WHAT YOU NEED TO DO:
Within the material below, locate the line with "Emit a Python" and the line with "-0.45, -0.54, -0.64, -0.18]", then return those two lines and all lines between them, exactly as written.

:: INPUT ROWS

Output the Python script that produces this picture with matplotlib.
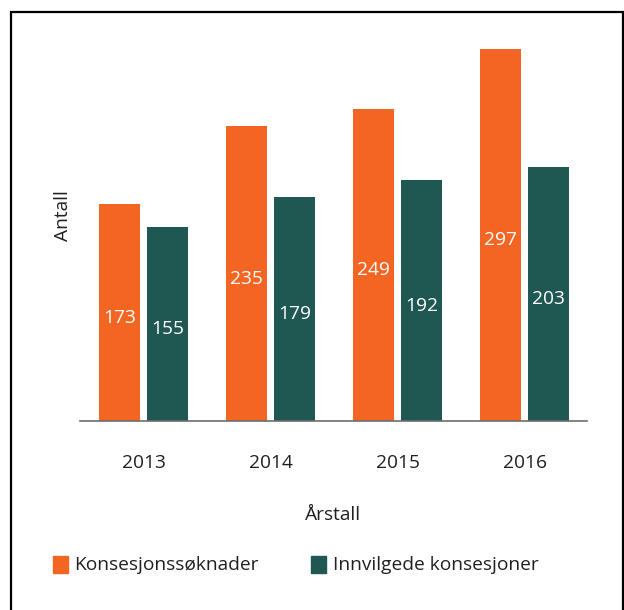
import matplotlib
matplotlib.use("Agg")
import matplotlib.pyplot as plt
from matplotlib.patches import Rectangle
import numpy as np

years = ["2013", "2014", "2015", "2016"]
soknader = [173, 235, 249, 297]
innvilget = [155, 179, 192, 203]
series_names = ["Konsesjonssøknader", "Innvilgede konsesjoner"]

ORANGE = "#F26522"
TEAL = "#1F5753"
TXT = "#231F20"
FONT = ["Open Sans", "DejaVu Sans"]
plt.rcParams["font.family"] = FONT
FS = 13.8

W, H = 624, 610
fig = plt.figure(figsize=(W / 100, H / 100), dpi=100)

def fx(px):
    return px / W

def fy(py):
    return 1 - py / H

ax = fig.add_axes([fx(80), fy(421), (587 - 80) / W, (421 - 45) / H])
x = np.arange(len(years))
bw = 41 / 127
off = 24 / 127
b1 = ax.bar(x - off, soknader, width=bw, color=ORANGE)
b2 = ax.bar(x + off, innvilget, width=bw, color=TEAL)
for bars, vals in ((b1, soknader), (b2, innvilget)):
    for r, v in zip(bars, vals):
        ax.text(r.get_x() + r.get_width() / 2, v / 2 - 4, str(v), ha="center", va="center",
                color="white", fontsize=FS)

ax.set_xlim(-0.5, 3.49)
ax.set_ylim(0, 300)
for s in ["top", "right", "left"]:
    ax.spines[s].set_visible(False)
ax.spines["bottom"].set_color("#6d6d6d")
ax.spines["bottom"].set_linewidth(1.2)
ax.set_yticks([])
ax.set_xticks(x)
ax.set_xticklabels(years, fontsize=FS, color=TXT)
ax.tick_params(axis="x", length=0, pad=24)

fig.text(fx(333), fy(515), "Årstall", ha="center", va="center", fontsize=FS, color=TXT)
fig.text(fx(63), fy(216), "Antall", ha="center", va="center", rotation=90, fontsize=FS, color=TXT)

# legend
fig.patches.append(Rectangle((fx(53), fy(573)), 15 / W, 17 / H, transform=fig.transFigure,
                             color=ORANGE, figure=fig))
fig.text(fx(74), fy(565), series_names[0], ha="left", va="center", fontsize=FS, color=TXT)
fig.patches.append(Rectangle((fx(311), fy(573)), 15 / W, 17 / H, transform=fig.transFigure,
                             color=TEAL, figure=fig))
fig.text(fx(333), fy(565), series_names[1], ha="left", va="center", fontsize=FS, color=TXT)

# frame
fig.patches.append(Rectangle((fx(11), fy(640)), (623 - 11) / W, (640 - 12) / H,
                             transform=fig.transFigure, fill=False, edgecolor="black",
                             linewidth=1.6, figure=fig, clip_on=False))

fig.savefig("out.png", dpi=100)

::::
:: INPUT ROWS

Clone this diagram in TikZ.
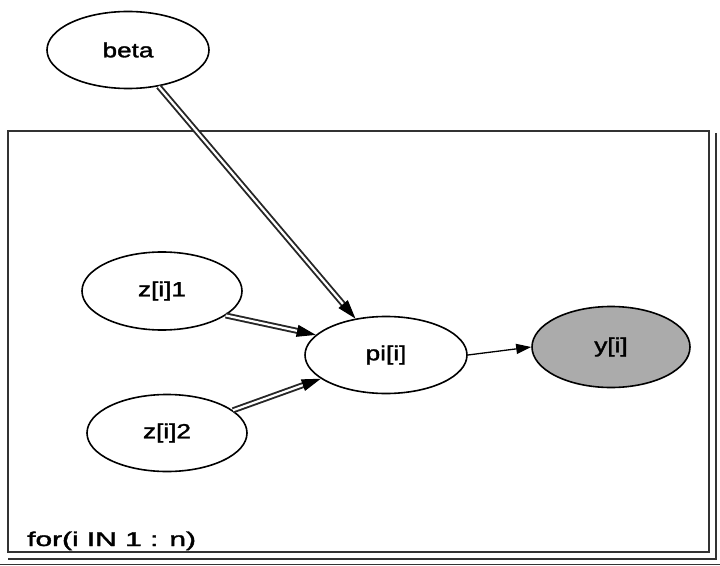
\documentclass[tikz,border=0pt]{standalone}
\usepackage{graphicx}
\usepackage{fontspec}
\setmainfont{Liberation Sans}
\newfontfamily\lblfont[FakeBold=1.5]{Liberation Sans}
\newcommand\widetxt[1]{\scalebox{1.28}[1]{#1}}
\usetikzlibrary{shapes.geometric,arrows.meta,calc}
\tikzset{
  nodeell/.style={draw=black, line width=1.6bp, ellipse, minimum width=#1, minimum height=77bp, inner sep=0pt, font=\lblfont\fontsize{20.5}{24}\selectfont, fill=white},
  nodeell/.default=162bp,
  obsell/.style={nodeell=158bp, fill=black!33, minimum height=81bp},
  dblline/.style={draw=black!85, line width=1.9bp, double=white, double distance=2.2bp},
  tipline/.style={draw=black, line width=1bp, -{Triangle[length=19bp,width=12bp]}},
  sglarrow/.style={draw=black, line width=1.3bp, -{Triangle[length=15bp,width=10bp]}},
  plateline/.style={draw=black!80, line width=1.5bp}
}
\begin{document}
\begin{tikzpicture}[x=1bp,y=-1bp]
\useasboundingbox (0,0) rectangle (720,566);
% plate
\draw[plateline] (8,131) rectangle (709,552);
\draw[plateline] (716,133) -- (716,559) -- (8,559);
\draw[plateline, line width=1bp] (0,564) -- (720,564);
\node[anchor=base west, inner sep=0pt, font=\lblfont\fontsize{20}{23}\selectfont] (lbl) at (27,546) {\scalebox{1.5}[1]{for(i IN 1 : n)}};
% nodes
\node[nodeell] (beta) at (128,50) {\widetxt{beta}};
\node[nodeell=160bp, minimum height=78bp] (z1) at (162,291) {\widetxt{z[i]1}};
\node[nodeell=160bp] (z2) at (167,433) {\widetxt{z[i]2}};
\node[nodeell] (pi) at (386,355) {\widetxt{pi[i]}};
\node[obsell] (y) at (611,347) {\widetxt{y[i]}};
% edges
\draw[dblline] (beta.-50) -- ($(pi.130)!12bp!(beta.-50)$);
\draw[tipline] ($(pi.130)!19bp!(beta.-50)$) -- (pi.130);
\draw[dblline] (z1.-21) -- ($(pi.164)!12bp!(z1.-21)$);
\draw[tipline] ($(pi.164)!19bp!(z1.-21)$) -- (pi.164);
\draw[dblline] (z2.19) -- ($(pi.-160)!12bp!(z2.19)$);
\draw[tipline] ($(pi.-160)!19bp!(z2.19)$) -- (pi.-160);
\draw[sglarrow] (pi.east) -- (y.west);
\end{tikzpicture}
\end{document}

::::
:: INPUT ROWS

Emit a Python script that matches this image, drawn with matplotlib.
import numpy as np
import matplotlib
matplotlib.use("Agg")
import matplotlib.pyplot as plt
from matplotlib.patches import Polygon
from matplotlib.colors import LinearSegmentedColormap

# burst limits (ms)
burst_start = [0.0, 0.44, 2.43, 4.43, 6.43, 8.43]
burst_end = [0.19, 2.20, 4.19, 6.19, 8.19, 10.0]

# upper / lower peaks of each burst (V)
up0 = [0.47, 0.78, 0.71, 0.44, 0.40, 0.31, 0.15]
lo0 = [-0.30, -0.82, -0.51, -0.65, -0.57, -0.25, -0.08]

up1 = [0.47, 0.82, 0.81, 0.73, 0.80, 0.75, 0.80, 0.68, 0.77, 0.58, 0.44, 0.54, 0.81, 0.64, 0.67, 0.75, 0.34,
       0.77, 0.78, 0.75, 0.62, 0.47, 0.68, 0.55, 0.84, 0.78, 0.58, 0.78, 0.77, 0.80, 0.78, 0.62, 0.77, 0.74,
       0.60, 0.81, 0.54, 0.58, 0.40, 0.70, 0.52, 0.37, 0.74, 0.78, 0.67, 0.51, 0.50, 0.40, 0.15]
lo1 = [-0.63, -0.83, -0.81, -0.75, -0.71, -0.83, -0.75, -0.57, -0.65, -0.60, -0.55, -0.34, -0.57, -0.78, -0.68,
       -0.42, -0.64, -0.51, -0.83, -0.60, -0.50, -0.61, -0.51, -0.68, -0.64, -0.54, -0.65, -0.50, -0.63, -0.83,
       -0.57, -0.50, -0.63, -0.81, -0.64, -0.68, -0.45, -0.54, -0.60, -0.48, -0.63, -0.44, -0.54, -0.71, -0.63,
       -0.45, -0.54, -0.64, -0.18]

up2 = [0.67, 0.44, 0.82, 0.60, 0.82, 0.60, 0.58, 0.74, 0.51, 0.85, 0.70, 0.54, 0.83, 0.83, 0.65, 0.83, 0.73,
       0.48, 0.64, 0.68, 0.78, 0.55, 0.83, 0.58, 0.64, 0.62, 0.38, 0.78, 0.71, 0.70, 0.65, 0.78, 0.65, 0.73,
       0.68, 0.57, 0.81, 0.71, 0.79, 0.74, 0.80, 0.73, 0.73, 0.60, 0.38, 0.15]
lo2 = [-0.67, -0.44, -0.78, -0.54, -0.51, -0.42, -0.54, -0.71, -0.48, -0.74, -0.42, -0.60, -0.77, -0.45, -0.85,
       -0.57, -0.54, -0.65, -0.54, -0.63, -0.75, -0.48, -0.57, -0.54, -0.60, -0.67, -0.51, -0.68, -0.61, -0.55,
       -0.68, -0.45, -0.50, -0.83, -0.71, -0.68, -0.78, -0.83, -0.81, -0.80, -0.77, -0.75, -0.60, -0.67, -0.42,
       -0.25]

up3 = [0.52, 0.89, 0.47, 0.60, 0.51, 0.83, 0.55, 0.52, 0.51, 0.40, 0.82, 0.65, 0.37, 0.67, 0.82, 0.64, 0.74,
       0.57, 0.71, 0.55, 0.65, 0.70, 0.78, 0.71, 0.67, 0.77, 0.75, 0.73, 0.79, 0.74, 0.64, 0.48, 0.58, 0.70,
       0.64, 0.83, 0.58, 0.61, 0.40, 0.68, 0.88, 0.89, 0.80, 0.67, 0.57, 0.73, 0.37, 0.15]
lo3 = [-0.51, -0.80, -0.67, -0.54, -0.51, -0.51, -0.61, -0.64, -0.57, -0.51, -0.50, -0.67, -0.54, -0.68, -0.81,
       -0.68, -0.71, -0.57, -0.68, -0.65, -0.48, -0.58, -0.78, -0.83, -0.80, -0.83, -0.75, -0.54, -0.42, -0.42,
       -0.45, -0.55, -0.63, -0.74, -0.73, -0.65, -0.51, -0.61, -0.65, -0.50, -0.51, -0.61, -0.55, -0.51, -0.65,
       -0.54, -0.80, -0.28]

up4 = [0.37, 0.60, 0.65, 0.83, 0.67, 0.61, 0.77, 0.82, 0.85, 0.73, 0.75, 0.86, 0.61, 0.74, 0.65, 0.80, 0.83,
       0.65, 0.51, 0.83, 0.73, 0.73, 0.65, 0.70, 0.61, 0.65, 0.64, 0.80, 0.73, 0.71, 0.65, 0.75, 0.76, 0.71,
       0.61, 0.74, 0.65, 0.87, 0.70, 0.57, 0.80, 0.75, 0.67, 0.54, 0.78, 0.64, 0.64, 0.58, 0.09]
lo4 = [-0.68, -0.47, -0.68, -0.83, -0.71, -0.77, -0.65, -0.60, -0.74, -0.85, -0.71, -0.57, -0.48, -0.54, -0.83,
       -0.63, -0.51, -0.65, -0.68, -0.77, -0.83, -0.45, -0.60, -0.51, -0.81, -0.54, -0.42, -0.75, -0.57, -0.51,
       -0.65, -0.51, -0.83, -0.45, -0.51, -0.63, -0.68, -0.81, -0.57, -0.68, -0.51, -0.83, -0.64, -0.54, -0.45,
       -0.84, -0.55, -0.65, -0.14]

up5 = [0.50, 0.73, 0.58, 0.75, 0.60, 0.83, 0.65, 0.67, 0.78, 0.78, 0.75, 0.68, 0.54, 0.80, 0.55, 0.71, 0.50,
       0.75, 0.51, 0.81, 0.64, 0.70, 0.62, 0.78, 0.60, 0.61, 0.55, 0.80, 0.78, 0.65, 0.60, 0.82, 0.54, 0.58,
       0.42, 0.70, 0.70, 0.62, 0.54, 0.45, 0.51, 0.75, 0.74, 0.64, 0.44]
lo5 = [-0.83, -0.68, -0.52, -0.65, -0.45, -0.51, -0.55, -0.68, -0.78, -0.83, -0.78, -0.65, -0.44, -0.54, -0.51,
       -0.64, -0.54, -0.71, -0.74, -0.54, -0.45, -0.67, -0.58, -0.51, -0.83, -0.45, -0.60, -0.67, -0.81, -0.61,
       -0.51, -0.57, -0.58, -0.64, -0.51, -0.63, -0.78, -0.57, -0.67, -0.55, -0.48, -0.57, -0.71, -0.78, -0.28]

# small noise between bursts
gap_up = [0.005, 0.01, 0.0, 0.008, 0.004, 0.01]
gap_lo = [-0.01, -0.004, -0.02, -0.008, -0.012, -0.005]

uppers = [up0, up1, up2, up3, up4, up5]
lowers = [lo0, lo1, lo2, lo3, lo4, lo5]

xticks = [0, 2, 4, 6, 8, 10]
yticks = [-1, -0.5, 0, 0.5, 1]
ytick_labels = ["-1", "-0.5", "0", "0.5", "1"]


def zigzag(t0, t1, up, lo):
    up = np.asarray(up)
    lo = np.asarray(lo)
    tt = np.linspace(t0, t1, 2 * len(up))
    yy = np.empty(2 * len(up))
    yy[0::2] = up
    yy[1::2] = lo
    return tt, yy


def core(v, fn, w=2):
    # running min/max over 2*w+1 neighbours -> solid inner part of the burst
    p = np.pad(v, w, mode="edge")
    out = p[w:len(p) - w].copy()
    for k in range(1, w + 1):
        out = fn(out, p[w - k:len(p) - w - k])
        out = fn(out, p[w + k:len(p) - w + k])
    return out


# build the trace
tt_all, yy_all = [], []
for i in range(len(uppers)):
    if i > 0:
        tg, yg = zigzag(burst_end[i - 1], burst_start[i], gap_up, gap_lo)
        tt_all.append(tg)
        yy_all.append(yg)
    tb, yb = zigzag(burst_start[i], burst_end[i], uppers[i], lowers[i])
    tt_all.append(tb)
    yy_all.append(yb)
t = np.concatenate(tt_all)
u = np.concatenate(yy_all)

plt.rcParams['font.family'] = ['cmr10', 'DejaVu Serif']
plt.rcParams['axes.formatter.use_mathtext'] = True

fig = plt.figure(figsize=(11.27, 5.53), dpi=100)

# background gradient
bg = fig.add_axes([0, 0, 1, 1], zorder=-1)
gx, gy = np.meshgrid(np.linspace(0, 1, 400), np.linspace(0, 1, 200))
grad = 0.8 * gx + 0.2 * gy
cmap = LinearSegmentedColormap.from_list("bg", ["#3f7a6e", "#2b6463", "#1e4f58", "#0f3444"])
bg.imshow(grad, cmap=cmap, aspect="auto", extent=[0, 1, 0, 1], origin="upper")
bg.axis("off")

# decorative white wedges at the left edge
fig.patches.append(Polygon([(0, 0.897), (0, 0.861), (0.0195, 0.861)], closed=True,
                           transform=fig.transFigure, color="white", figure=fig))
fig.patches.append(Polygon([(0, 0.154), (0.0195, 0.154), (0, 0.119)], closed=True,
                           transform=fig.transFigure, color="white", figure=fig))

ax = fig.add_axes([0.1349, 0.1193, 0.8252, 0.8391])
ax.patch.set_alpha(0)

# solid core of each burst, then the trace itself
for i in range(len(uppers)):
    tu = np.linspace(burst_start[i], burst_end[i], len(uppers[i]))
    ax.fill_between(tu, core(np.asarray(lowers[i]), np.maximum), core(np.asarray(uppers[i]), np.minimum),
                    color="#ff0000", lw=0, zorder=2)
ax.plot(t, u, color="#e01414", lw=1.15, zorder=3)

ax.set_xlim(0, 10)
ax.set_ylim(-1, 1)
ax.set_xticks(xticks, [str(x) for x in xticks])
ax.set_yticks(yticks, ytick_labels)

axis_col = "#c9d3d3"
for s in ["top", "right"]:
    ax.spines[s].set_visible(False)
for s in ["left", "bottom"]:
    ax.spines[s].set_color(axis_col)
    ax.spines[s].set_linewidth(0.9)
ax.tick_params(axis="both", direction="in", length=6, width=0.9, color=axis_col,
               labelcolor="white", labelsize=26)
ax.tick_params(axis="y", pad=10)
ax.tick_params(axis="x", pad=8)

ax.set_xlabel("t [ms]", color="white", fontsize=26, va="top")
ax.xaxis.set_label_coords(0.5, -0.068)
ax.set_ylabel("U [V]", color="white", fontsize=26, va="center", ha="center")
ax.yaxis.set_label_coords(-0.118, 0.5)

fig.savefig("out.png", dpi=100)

::::

OUTPUT OF THE EXERCISE:
Emit a Python script that matches this image, drawn with matplotlib.
import numpy as np
import matplotlib
matplotlib.use("Agg")
import matplotlib.pyplot as plt
from matplotlib.patches import Polygon
from matplotlib.colors import LinearSegmentedColormap

# burst limits (ms)
burst_start = [0.0, 0.44, 2.43, 4.43, 6.43, 8.43]
burst_end = [0.19, 2.20, 4.19, 6.19, 8.19, 10.0]

# upper / lower peaks of each burst (V)
up0 = [0.47, 0.78, 0.71, 0.44, 0.40, 0.31, 0.15]
lo0 = [-0.30, -0.82, -0.51, -0.65, -0.57, -0.25, -0.08]

up1 = [0.47, 0.82, 0.81, 0.73, 0.80, 0.75, 0.80, 0.68, 0.77, 0.58, 0.44, 0.54, 0.81, 0.64, 0.67, 0.75, 0.34,
       0.77, 0.78, 0.75, 0.62, 0.47, 0.68, 0.55, 0.84, 0.78, 0.58, 0.78, 0.77, 0.80, 0.78, 0.62, 0.77, 0.74,
       0.60, 0.81, 0.54, 0.58, 0.40, 0.70, 0.52, 0.37, 0.74, 0.78, 0.67, 0.51, 0.50, 0.40, 0.15]
lo1 = [-0.63, -0.83, -0.81, -0.75, -0.71, -0.83, -0.75, -0.57, -0.65, -0.60, -0.55, -0.34, -0.57, -0.78, -0.68,
       -0.42, -0.64, -0.51, -0.83, -0.60, -0.50, -0.61, -0.51, -0.68, -0.64, -0.54, -0.65, -0.50, -0.63, -0.83,
       -0.57, -0.50, -0.63, -0.81, -0.64, -0.68, -0.45, -0.54, -0.60, -0.48, -0.63, -0.44, -0.54, -0.71, -0.63,
       -0.45, -0.54, -0.64, -0.18]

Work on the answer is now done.